Rows from a dataset of charts and code

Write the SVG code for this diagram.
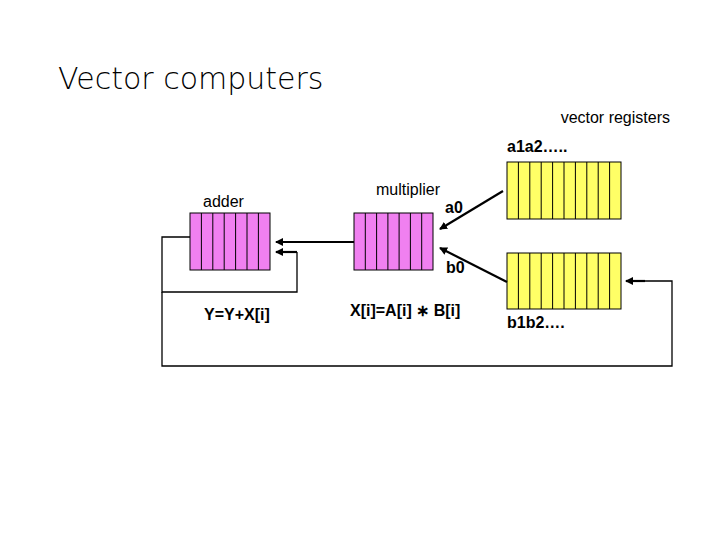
<svg xmlns="http://www.w3.org/2000/svg" width="720" height="540" viewBox="0 0 720 540">
<style>
text{font-family:"Liberation Sans",Arial,sans-serif;fill:#000}
.b{font-weight:bold;font-size:16px}
.n{font-size:16px}
.pk{fill:#f080f0;stroke:#000;stroke-width:1}
.yl{fill:#ffff66;stroke:#000;stroke-width:1}
.c{stroke:#000;stroke-width:1}
.w{fill:none;stroke:#000;stroke-width:1.3}
.ar{fill:none;stroke:#000;stroke-width:2.2}
</style>
<defs><marker id="ah" markerWidth="8" markerHeight="8" refX="7" refY="4" orient="auto" markerUnits="userSpaceOnUse"><path d="M0,0 L8,4 L0,8 z" fill="#000"/></marker></defs>
<rect width="720" height="540" fill="#fff"/>
<text x="58" y="89" font-size="30" style="font-family:'DejaVu Sans',sans-serif;font-weight:200" fill="#000">Vector computers</text>
<text x="670" y="123" class="n" text-anchor="end">vector registers</text>
<g id="adder"><rect class="pk" x="190" y="213" width="80" height="57"/>
<path class="c" d="M201.4 213v57M212.8 213v57M224.2 213v57M235.6 213v57M247 213v57M258.4 213v57"/>
<text x="203" y="207" class="n">adder</text><text x="204" y="320" class="b">Y=Y+X[i]</text></g>
<g id="multiplier"><rect class="pk" x="354" y="213" width="79" height="57"/>
<path class="c" d="M365.3 213v57M376.6 213v57M387.9 213v57M399.1 213v57M410.4 213v57M421.7 213v57"/>
<text x="376" y="195" class="n">multiplier</text><text x="350" y="316" class="b">X[i]=A[i] ∗ B[i]</text></g>
<g id="rega"><rect class="yl" x="507" y="162" width="114" height="57"/>
<path class="c" d="M518.4 162v57M529.8 162v57M541.2 162v57M552.6 162v57M564 162v57M575.4 162v57M586.8 162v57M598.2 162v57M609.6 162v57"/>
<text x="507" y="152" class="b">a1a2…..</text></g>
<g id="regb"><rect class="yl" x="507" y="253" width="114" height="56"/>
<path class="c" d="M518.4 253v56M529.8 253v56M541.2 253v56M552.6 253v56M564 253v56M575.4 253v56M586.8 253v56M598.2 253v56M609.6 253v56"/>
<text x="507" y="328" class="b">b1b2….</text></g>
<g id="connectors">
<path class="ar" d="M354 242H276" marker-end="url(#ah)"/>
<path class="ar" d="M297 252H276" marker-end="url(#ah)"/>
<path class="w" d="M297 252V292H162V237H190"/>
<path class="w" d="M162 292V366H672V281H640"/>
<path class="ar" d="M645 281H626" marker-end="url(#ah)"/>
<path class="ar" d="M503 191L440 229" marker-end="url(#ah)"/>
<path class="ar" d="M507 282L440 248" marker-end="url(#ah)"/>
<text x="445" y="213" class="b">a0</text><text x="446" y="273" class="b">b0</text>
</g>
</svg>
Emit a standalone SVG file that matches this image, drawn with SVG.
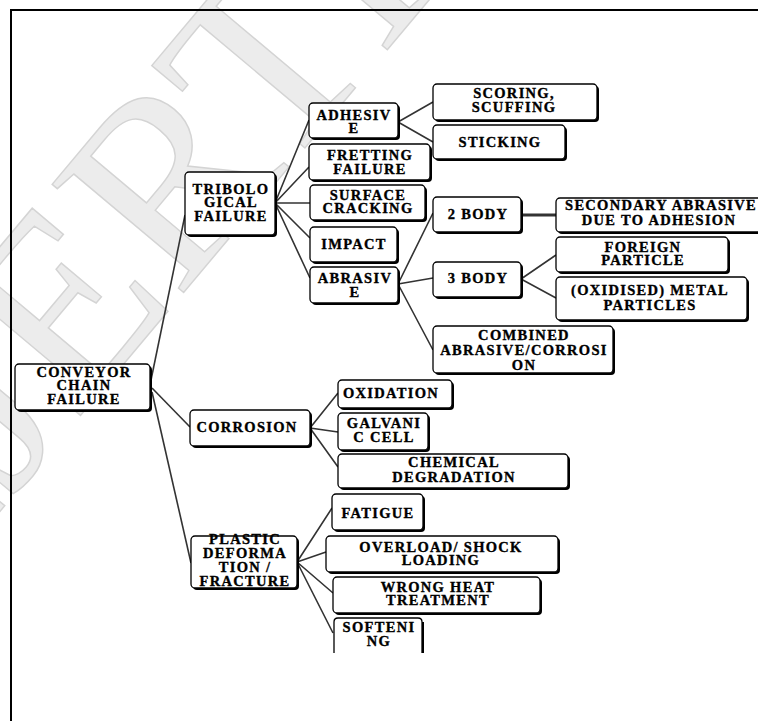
<svg xmlns="http://www.w3.org/2000/svg" width="758" height="721" viewBox="0 0 758 721">
<style>
.sh{fill:#000}
.bx{fill:#fff;stroke:#000;stroke-width:1.3}
.t{font-family:"Liberation Serif","Times New Roman",serif;font-weight:bold;font-size:14.5px;letter-spacing:1.3px;text-anchor:middle;fill:#000;stroke:#000;stroke-width:0.35}
.c{stroke:#333;stroke-width:1.6;fill:none}
.wm{font-family:"Liberation Serif",serif;font-size:260px;fill:#ececec;stroke:#d4d4d4;stroke-width:1.5}
</style>
<rect width="758" height="721" fill="#fff"/>
<g id="watermark">
<text class="wm" transform="translate(-45,565) rotate(-50)">IJERTIJERT</text>
</g>
<path d="M11,721 V10 H758" fill="none" stroke="#000" stroke-width="2"/>
<g id="connectors">
<path class="c" d="M151,380 L185,215"/>
<path class="c" d="M152,388 L190,427"/>
<path class="c" d="M152,392 L191,563"/>
<path class="c" d="M275,203 L309,120 M275,203 L309,167 M275,203 L310,203 M275,203 L310,238 M275,203 L310,278"/>
<path class="c" d="M398,122 L433,102 M398,122 L433,142"/>
<path class="c" d="M398,284 L433,213 M398,284 L433,278 M398,284 L433,350"/>
<path class="c" d="M521,215 L556,215" style="stroke-width:3"/>
<path class="c" d="M521,279 L556,255 M521,279 L556,298"/>
<path class="c" d="M310,428 L338,393 M310,428 L338,432 M310,428 L338,467"/>
<path class="c" d="M297,562 L332,508 M297,562 L326,552 M297,562 L333,593 M297,562 L333,633"/>
</g>
<g id="conveyor"><rect class="sh" x="17" y="366" width="135" height="46" rx="4"/><rect class="bx" x="15" y="364" width="135" height="46" rx="4"/>
<text class="t" x="84" y="377">CONVEYOR</text><text class="t" x="84" y="390">CHAIN</text><text class="t" x="84" y="404">FAILURE</text></g>
<g id="tribological"><rect class="sh" x="187" y="174" width="90" height="63" rx="4"/><rect class="bx" x="185" y="172" width="90" height="63" rx="4"/>
<text class="t" x="231" y="194">TRIBOLO</text><text class="t" x="231" y="207">GICAL</text><text class="t" x="231" y="221">FAILURE</text></g>
<g id="adhesive"><rect class="sh" x="311" y="105" width="89" height="35" rx="4"/><rect class="bx" x="309" y="103" width="89" height="35" rx="4"/>
<text class="t" x="354" y="120">ADHESIV</text><text class="t" x="354" y="133">E</text></g>
<g id="fretting"><rect class="sh" x="311" y="146" width="121" height="36" rx="4"/><rect class="bx" x="309" y="144" width="121" height="36" rx="4"/>
<text class="t" x="370" y="160">FRETTING</text><text class="t" x="370" y="174">FAILURE</text></g>
<g id="surface"><rect class="sh" x="312" y="187" width="115" height="35" rx="4"/><rect class="bx" x="310" y="185" width="115" height="35" rx="4"/>
<text class="t" x="368" y="200">SURFACE</text><text class="t" x="368" y="213">CRACKING</text></g>
<g id="impact"><rect class="sh" x="312" y="229" width="87" height="35" rx="4"/><rect class="bx" x="310" y="227" width="87" height="35" rx="4"/>
<text class="t" x="354" y="249">IMPACT</text></g>
<g id="abrasive"><rect class="sh" x="312" y="269" width="88" height="36" rx="4"/><rect class="bx" x="310" y="267" width="88" height="36" rx="4"/>
<text class="t" x="355" y="283">ABRASIV</text><text class="t" x="355" y="297">E</text></g>
<g id="scoring"><rect class="sh" x="435" y="86" width="164" height="36" rx="4"/><rect class="bx" x="433" y="84" width="164" height="36" rx="4"/>
<text class="t" x="514" y="98">SCORING,</text><text class="t" x="514" y="112">SCUFFING</text></g>
<g id="sticking"><rect class="sh" x="435" y="127" width="132" height="34" rx="4"/><rect class="bx" x="433" y="125" width="132" height="34" rx="4"/>
<text class="t" x="500" y="147">STICKING</text></g>
<g id="body2"><rect class="sh" x="435" y="199" width="88" height="35" rx="4"/><rect class="bx" x="433" y="197" width="88" height="35" rx="4"/>
<text class="t" x="478" y="219">2 BODY</text></g>
<g id="secondary"><rect class="sh" x="558" y="200" width="210" height="34" rx="4"/><rect class="bx" x="556" y="198" width="210" height="34" rx="4"/>
<text class="t" x="661" y="210">SECONDARY ABRASIVE</text><text class="t" x="659" y="225">DUE TO ADHESION</text></g>
<g id="foreign"><rect class="sh" x="558" y="239" width="172" height="35" rx="4"/><rect class="bx" x="556" y="237" width="172" height="35" rx="4"/>
<text class="t" x="643" y="252">FOREIGN</text><text class="t" x="643" y="265">PARTICLE</text></g>
<g id="oxidised"><rect class="sh" x="558" y="279" width="191" height="43" rx="4"/><rect class="bx" x="556" y="277" width="191" height="43" rx="4"/>
<text class="t" x="650" y="295">(OXIDISED) METAL</text><text class="t" x="650" y="310">PARTICLES</text></g>
<g id="body3"><rect class="sh" x="435" y="264" width="88" height="35" rx="4"/><rect class="bx" x="433" y="262" width="88" height="35" rx="4"/>
<text class="t" x="478" y="283">3 BODY</text></g>
<g id="combined"><rect class="sh" x="435" y="328" width="180" height="47" rx="4"/><rect class="bx" x="433" y="326" width="180" height="47" rx="4"/>
<text class="t" x="524" y="340">COMBINED</text><text class="t" x="524" y="355">ABRASIVE/CORROSI</text><text class="t" x="524" y="370">ON</text></g>
<g id="corrosion"><rect class="sh" x="192" y="412" width="120" height="36" rx="4"/><rect class="bx" x="190" y="410" width="120" height="36" rx="4"/>
<text class="t" x="247" y="432">CORROSION</text></g>
<g id="oxidation"><rect class="sh" x="340" y="382" width="114" height="28" rx="4"/><rect class="bx" x="338" y="380" width="114" height="28" rx="4"/>
<text class="t" x="391" y="398">OXIDATION</text></g>
<g id="galvanic"><rect class="sh" x="340" y="415" width="90" height="37" rx="4"/><rect class="bx" x="338" y="413" width="90" height="37" rx="4"/>
<text class="t" x="384" y="428">GALVANI</text><text class="t" x="384" y="442">C CELL</text></g>
<g id="chemical"><rect class="sh" x="340" y="456" width="230" height="34" rx="4"/><rect class="bx" x="338" y="454" width="230" height="34" rx="4"/>
<text class="t" x="454" y="467">CHEMICAL</text><text class="t" x="454" y="482">DEGRADATION</text></g>
<g id="plastic"><rect class="sh" x="193" y="538" width="106" height="52" rx="4"/><rect class="bx" x="191" y="536" width="106" height="52" rx="4"/>
<text class="t" x="245" y="544">PLASTIC</text><text class="t" x="245" y="558">DEFORMA</text><text class="t" x="245" y="572">TION /</text><text class="t" x="245" y="586">FRACTURE</text></g>
<g id="fatigue"><rect class="sh" x="334" y="496" width="91" height="36" rx="4"/><rect class="bx" x="332" y="494" width="91" height="36" rx="4"/>
<text class="t" x="378" y="518">FATIGUE</text></g>
<g id="overload"><rect class="sh" x="328" y="538" width="232" height="36" rx="4"/><rect class="bx" x="326" y="536" width="232" height="36" rx="4"/>
<text class="t" x="441" y="552">OVERLOAD/ SHOCK</text><text class="t" x="441" y="565">LOADING</text></g>
<g id="wrongheat"><rect class="sh" x="335" y="579" width="207" height="36" rx="4"/><rect class="bx" x="333" y="577" width="207" height="36" rx="4"/>
<text class="t" x="438" y="592">WRONG HEAT</text><text class="t" x="438" y="605">TREATMENT</text></g>
<g id="softening"><path d="M334,653 V622 Q334,618 338,618 H418 Q422,618 422,622 V653" fill="#fff" stroke="#000" stroke-width="1.3"/><path d="M423,622 V653" stroke="#000" stroke-width="2" fill="none"/>
<text class="t" x="379" y="632">SOFTENI</text><text class="t" x="379" y="646">NG</text></g>
</svg>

§ **SHORT EXERCISE**: List all lines in the material containing the string "this".

§ **OUTPUT OF THE TASK**:
Write the SVG code for this diagram.
Emit a standalone SVG file that matches this image, drawn with SVG.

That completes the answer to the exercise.